### EXERCISE INSTRUCTIONS
Everything from the first line of the data below through the line that contains "groupW]).paddingInner(11 / 51).paddingOuter(0);" should be written out exactly, please, and nothing more; the pictures stay out.

### COLLECTED DATA
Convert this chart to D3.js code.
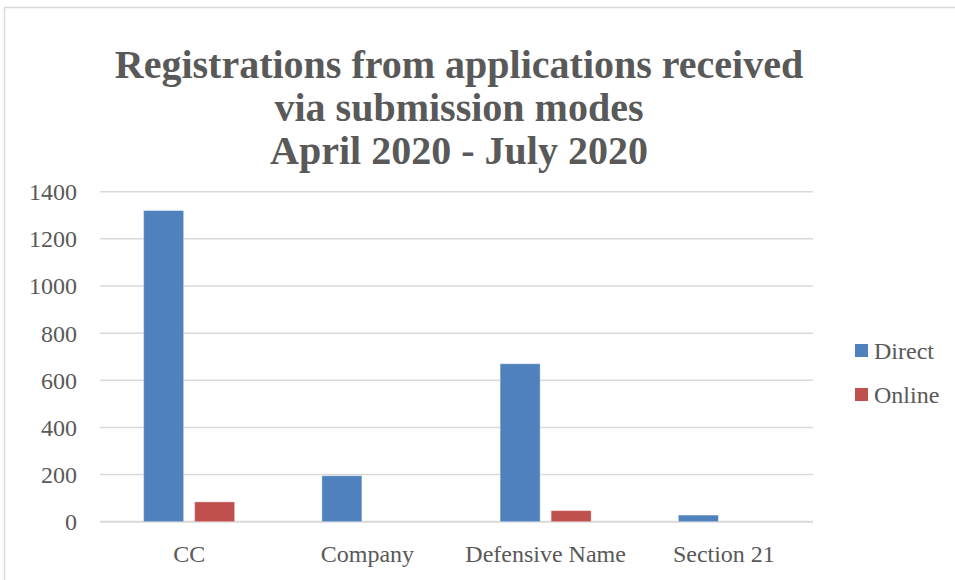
<!DOCTYPE html>
<html>
<head>
<meta charset="utf-8">
<script src="https://cdn.jsdelivr.net/npm/d3@7"></script>
<style>
  html, body { margin: 0; padding: 0; background: #ffffff; }
  svg { display: block; }
</style>
</head>
<body>
<svg id="chart" width="955" height="580"></svg>
<script>
const categories = ["CC", "Company", "Defensive Name", "Section 21"];
const seriesNames = ["Direct", "Online"];
const directValues = [1320, 195, 670, 28];
const onlineValues = [84, 0, 47, 0];
const yTicks = [0, 200, 400, 600, 800, 1000, 1200, 1400];
const titleLines = ["Registrations from applications received", "via submission modes", "April 2020 - July 2020"];
const seriesColors = ["#4F81BD", "#C0504D"];

const svg = d3.select("#chart");
const textColor = "#595959";
const serif = "'Liberation Serif', 'Times New Roman', serif";

// chart border
svg.append("rect")
  .attr("x", 4.5).attr("y", 7.5)
  .attr("width", 1000).attr("height", 1000)
  .attr("fill", "none").attr("stroke", "#D9D9D9").attr("stroke-width", 1.5);

// title
const titleG = svg.append("g");
const titleBaselines = [78, 121, 164];
titleLines.forEach((t, i) => {
  titleG.append("text")
    .attr("x", 459).attr("y", titleBaselines[i])
    .attr("text-anchor", "middle")
    .attr("font-family", serif)
    .attr("font-weight", "bold")
    .attr("font-size", 40)
    .attr("fill", textColor)
    .text(t);
});

const plot = { left: 100, right: 813, top: 191.7, bottom: 521.7 };

const y = d3.scaleLinear().domain([0, 1400]).range([plot.bottom, plot.top]);
const x0 = d3.scaleBand().domain(categories).range([plot.left, plot.right]).paddingInner(0).paddingOuter(0);
const groupW = 91;
const x1 = d3.scaleBand().domain(seriesNames).range([0, groupW]).paddingInner(11 / 51).paddingOuter(0);

// gridlines
svg.append("g").selectAll("line").data(yTicks).join("line")
  .attr("x1", plot.left).attr("x2", plot.right)
  .attr("y1", d => y(d)).attr("y2", d => y(d))
  .attr("stroke", "#D9D9D9").attr("stroke-width", d => d === 0 ? 2 : 1.5);

// y axis labels
const yAxis = d3.axisLeft(y).tickValues(yTicks).tickSize(0).tickPadding(0).tickFormat(d3.format("d"));
const yG = svg.append("g").attr("transform", `translate(77,0)`).call(yAxis);
yG.select(".domain").remove();
yG.selectAll("text")
  .attr("font-family", serif).attr("font-size", 24).attr("fill", textColor)
  .attr("x", 0).attr("dy", "0.33em");

// bars
const rows = categories.map((c, i) => ({ cat: c, vals: [directValues[i], onlineValues[i]] }));
const groups = svg.append("g").selectAll("g").data(rows).join("g")
  .attr("transform", d => `translate(${x0(d.cat) + (x0.bandwidth() - groupW) / 2},0)`);
groups.selectAll("rect").data(d => d.vals.map((v, j) => ({ name: seriesNames[j], v, j })).filter(e => e.v > 0))
  .join("rect")
  .attr("x", d => x1(d.name))
  .attr("width", x1.bandwidth())
  .attr("y", d => y(d.v))
  .attr("height", d => y(0) - y(d.v))
  .attr("fill", d => seriesColors[d.j])
  .attr("stroke", "#ffffff").attr("stroke-opacity", 0.35).attr("stroke-width", 1);

// x axis labels
const xAxis = d3.axisBottom(x0).tickSize(0).tickPadding(0);
const xG = svg.append("g").attr("transform", `translate(0,${plot.bottom})`).call(xAxis);
xG.select(".domain").remove();
xG.selectAll("text")
  .attr("font-family", serif).attr("font-size", 24).attr("fill", textColor)
  .attr("y", 40).attr("dy", 0);

// legend
const legend = svg.append("g").selectAll("g").data(seriesNames).join("g")
  .attr("transform", (d, i) => `translate(855,${344 + i * 44})`);
legend.append("rect").attr("width", 13).attr("height", 13)
  .attr("fill", (d, i) => seriesColors[i]);
legend.append("text").attr("x", 19).attr("y", 15)
  .attr("font-family", serif).attr("font-size", 24).attr("fill", textColor)
  .text(d => d);
</script>
</body>
</html>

### TASK SOLUTION
Convert this chart to D3.js code.
<!DOCTYPE html>
<html>
<head>
<meta charset="utf-8">
<script src="https://cdn.jsdelivr.net/npm/d3@7"></script>
<style>
  html, body { margin: 0; padding: 0; background: #ffffff; }
  svg { display: block; }
</style>
</head>
<body>
<svg id="chart" width="955" height="580"></svg>
<script>
const categories = ["CC", "Company", "Defensive Name", "Section 21"];
const seriesNames = ["Direct", "Online"];
const directValues = [1320, 195, 670, 28];
const onlineValues = [84, 0, 47, 0];
const yTicks = [0, 200, 400, 600, 800, 1000, 1200, 1400];
const titleLines = ["Registrations from applications received", "via submission modes", "April 2020 - July 2020"];
const seriesColors = ["#4F81BD", "#C0504D"];

const svg = d3.select("#chart");
const textColor = "#595959";
const serif = "'Liberation Serif', 'Times New Roman', serif";

// chart border
svg.append("rect")
  .attr("x", 4.5).attr("y", 7.5)
  .attr("width", 1000).attr("height", 1000)
  .attr("fill", "none").attr("stroke", "#D9D9D9").attr("stroke-width", 1.5);

// title
const titleG = svg.append("g");
const titleBaselines = [78, 121, 164];
titleLines.forEach((t, i) => {
  titleG.append("text")
    .attr("x", 459).attr("y", titleBaselines[i])
    .attr("text-anchor", "middle")
    .attr("font-family", serif)
    .attr("font-weight", "bold")
    .attr("font-size", 40)
    .attr("fill", textColor)
    .text(t);
});

const plot = { left: 100, right: 813, top: 191.7, bottom: 521.7 };

const y = d3.scaleLinear().domain([0, 1400]).range([plot.bottom, plot.top]);
const x0 = d3.scaleBand().domain(categories).range([plot.left, plot.right]).paddingInner(0).paddingOuter(0);
const groupW = 91;
const x1 = d3.scaleBand().domain(seriesNames).range([0, groupW]).paddingInner(11 / 51).paddingOuter(0);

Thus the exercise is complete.